Krebsforschung mit Linearbeschleuniger

Krebsforschung mit Linearbeschleuniger

Das schlägt sich auch in den Kosten nieder. Die Sockelfinanzierung durch die Universität Zürich betrug 2017 etwa 68,5 Millionen Franken und somit fast 100'000 Franken pro Studi. Zum Vergleich: Die grösste Fakultät der Uni, die Philosophische Fakultät, wird mit 15'520 Franken pro Studi gestützt. Bei den Geistes- und Sozialwissenschaften existieren aber auch keine Wundergeräte, die Tumore millimetergenau bekämpfen können.
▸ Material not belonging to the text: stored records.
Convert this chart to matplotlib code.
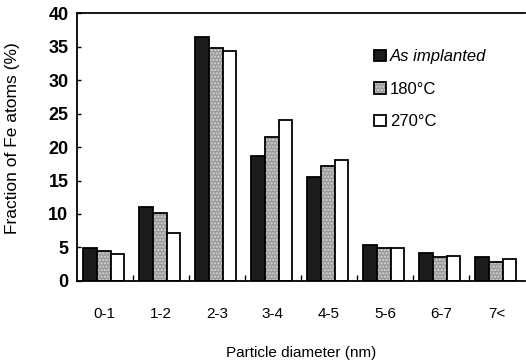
import matplotlib
matplotlib.use("Agg")
import matplotlib.pyplot as plt
import numpy as np

plt.rcParams['font.family'] = ['Liberation Sans', 'DejaVu Sans']

sizes = ["0-1", "1-2", "2-3", "3-4", "4-5", "5-6", "6-7", "7<"]
as_implanted = [4.9, 11.0, 36.5, 18.6, 15.5, 5.4, 4.2, 3.6]
t180 = [4.4, 10.2, 34.8, 21.5, 17.2, 4.9, 3.6, 2.8]
t270 = [4.0, 7.2, 34.4, 24.0, 18.1, 4.9, 3.8, 3.3]

fig = plt.figure(figsize=(5.26, 3.63), dpi=100)
ax = fig.add_axes([0.146, 0.226, 0.852, 0.738])

x = np.arange(len(sizes)) + 0.48
w = 0.245
lw = 1.3
b1 = ax.bar(x - w, as_implanted, width=w, color='#1c1c1c',
            edgecolor='black', linewidth=lw)
# stippled grey: light hatch layer underneath a black outline
b2h = ax.bar(x, t180, width=w, color='#9c9c9c', hatch='.....',
             edgecolor='#d4d4d4', linewidth=0)
b2 = ax.bar(x, t180, width=w, fill=False, edgecolor='black', linewidth=lw)
b3 = ax.bar(x + w, t270, width=w, color='white', edgecolor='black', linewidth=lw)

ax.set_xlim(0, len(sizes))
ax.set_ylim(0, 40)
ax.set_yticks(range(0, 41, 5))
ax.set_xticks(np.arange(len(sizes)) + 0.5)
ax.set_xticklabels(sizes, fontsize=11)
ax.set_xticks(np.arange(1, len(sizes)), minor=True)
ax.tick_params(axis='x', which='major', length=0, pad=19)
ax.tick_params(axis='x', which='minor', direction='in', length=4, width=1)
ax.tick_params(axis='y', direction='in', length=3, width=1, labelsize=13, pad=6)
for t in ax.get_yticklabels():
    t.set_fontweight('bold')

for s in ['left', 'bottom', 'top']:
    ax.spines[s].set_linewidth(lw)
ax.spines['right'].set_visible(False)

ax.set_xlabel('Particle diameter (nm)', fontsize=11, labelpad=18)
ax.set_ylabel('Fraction of Fe atoms (%)', fontsize=12.5)
ax.yaxis.set_label_coords(-0.127, 0.534)

leg = ax.legend([b1[0], (b2h[0], b2[0]), b3[0]],
                ['As implanted', '180°C', '270°C'],
                loc='center left', bbox_to_anchor=(0.63, 0.715), frameon=False,
                fontsize=12, handlelength=0.7, handleheight=0.7,
                handletextpad=0.25, labelspacing=1.05)
leg.get_texts()[0].set_fontstyle('italic')

fig.savefig('out.png', dpi=100)
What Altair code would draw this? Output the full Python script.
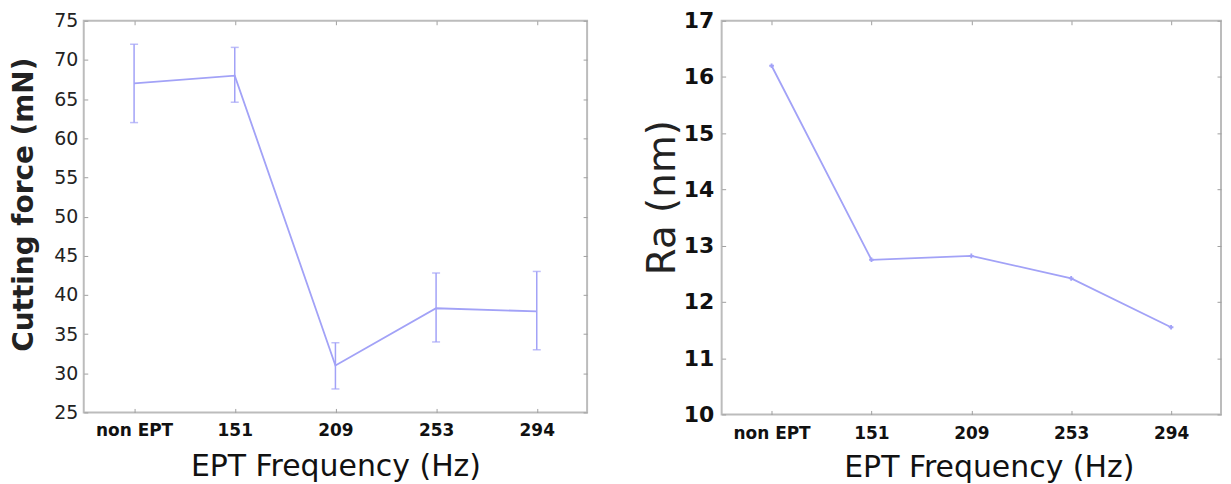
import altair as alt
import pandas as pd

categories = ["non EPT", "151", "209", "253", "294"]
force_mean = [67.0, 68.0, 31.0, 38.3, 37.9]
force_low = [62.0, 64.6, 28.0, 34.0, 33.0]
force_high = [72.0, 71.6, 33.9, 42.8, 43.0]
ra_values = [16.2, 12.75, 12.82, 12.42, 11.55]

force_ticks = [25, 30, 35, 40, 45, 50, 55, 60, 65, 70, 75]
ra_ticks = [10, 11, 12, 13, 14, 15, 16, 17]

LINE = "#a2a2f7"
FRAME = "#bcbcbc"
TICK = "#a0a0a0"
FONT = "DejaVu Sans"

df1 = pd.DataFrame({"cat": categories, "mean": force_mean, "lo": force_low, "hi": force_high})
df2 = pd.DataFrame({"cat": categories, "ra": ra_values})


def xenc(size, pad, tpad, tsize, **extra):
    return alt.X(
        "cat:N", sort=categories,
        scale=alt.Scale(type="point", padding=0.5),
        axis=alt.Axis(
            orient="bottom",
            title="EPT Frequency (Hz)", titleFontSize=tsize, titleFont=FONT,
            titleFontWeight="normal", titleColor="#111", titlePadding=tpad,
            labelFont=FONT, labelFontSize=size, labelFontWeight="bold",
            labelColor="#111", labelPadding=pad, labelAngle=0,
            domain=False, ticks=True, tickSize=4, offset=-4, tickColor=TICK,
            grid=False, **extra,
        ),
    )


def xmirror():
    return alt.X(
        "cat:N", sort=categories,
        scale=alt.Scale(type="point", padding=0.5),
        axis=alt.Axis(orient="top", title=None, labels=False, domain=False,
                      ticks=True, tickSize=4, offset=-4, tickColor=TICK, grid=False),
    )


# ---------- left panel ----------
yscale1 = alt.Scale(domain=[25, 75], nice=False, zero=False)
y1 = alt.Y(
    "mean:Q", scale=yscale1,
    axis=alt.Axis(
        orient="left",
        title="Cutting force (mN)", values=force_ticks, titleFont=FONT,
        titleFontSize=28, titleFontWeight="bold", titleColor="#222", titlePadding=15,
        titleY=184,
        labelFont=FONT, labelFontSize=19, labelColor="#222", labelPadding=6,
        domain=False, ticks=True, tickSize=4, offset=-4, tickColor=TICK, grid=False,
    ),
)
line1 = alt.Chart(df1).mark_line(color=LINE, strokeWidth=1.8).encode(
    x=xenc(17, 10, 13, 30), y=y1
)
err1 = alt.Chart(df1).mark_errorbar(
    ticks={"size": 8, "thickness": 1.5, "color": LINE}, color=LINE, thickness=1.5
).encode(
    x=alt.X("cat:N", sort=categories, axis=None),
    y=alt.Y("lo:Q", scale=yscale1, axis=None),
    y2="hi:Q",
)
mirror1 = alt.Chart(df1).mark_point(opacity=0).encode(
    x=xmirror(),
    y=alt.Y("mean:Q", scale=yscale1,
            axis=alt.Axis(orient="right", title=None, labels=False, values=force_ticks,
                          domain=False, ticks=True, tickSize=4, offset=-4,
                          tickColor=TICK, grid=False)),
)
left = alt.layer(line1, err1, mirror1).resolve_axis(x="independent", y="independent").properties(
    width=505, height=393
)

# ---------- right panel ----------
yscale2 = alt.Scale(domain=[10, 17], nice=False, zero=False)
line2 = alt.Chart(df2).mark_line(
    color=LINE, strokeWidth=1.8,
    point=alt.OverlayMarkDef(shape="cross", size=22, color=LINE, filled=True),
).encode(
    x=xenc(17, 11, 11, 30, titleX=268),
    y=alt.Y(
        "ra:Q", scale=yscale2,
        axis=alt.Axis(
            orient="left",
            title="Ra (nm)", values=ra_ticks, titleFont=FONT, titleFontSize=39,
            titleFontWeight="normal", titleColor="#222", titlePadding=1,
            titleY=177,
            labelFont=FONT, labelFontSize=22, labelFontWeight="bold", labelColor="#111",
            labelPadding=8, domain=False, ticks=True, tickSize=4, offset=-4,
            tickColor=TICK, grid=False,
        ),
    ),
)
mirror2 = alt.Chart(df2).mark_point(opacity=0).encode(
    x=xmirror(),
    y=alt.Y("ra:Q", scale=yscale2,
            axis=alt.Axis(orient="right", title=None, labels=False, values=ra_ticks,
                          domain=False, ticks=True, tickSize=4, offset=-4,
                          tickColor=TICK, grid=False)),
)
right = alt.layer(line2, mirror2).resolve_axis(x="independent", y="independent").properties(
    width=501, height=395
)

chart = alt.hconcat(left, right, spacing=53).properties(
    padding={"left": 1, "top": 0, "right": 0, "bottom": 0}
).configure_view(stroke=FRAME, strokeWidth=2)

chart.save("out.html", embed_options={"renderer": "svg", "actions": False})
Zu den finanziellen Zuschüssen der Hochschule gesellen sich zunehmend eingeworbene Drittmittel. Im vergangenen Jahr strich die Vetsuisse-Fakultät rund 32'000 Franken pro Studi ein. Dekan Roger Stephan präzisiert: «Dieser Betrag bezieht sich auf kompetitive und nicht kompetitive Drittmittelgelder für Projekte. Darüber hinaus erwirtschaftet die Fakultät auch Einnahmen aus der klinischen Tätigkeit des Tierspitals und der Institute.» Schliesslich haben sich die Menschen im Tierspital Zürich dem Wohl der Tiere verschrieben. Das Geld ist also nicht aus dem Fenster geworfen, sondern für die Katz – im wahrsten Sinne des Wortes.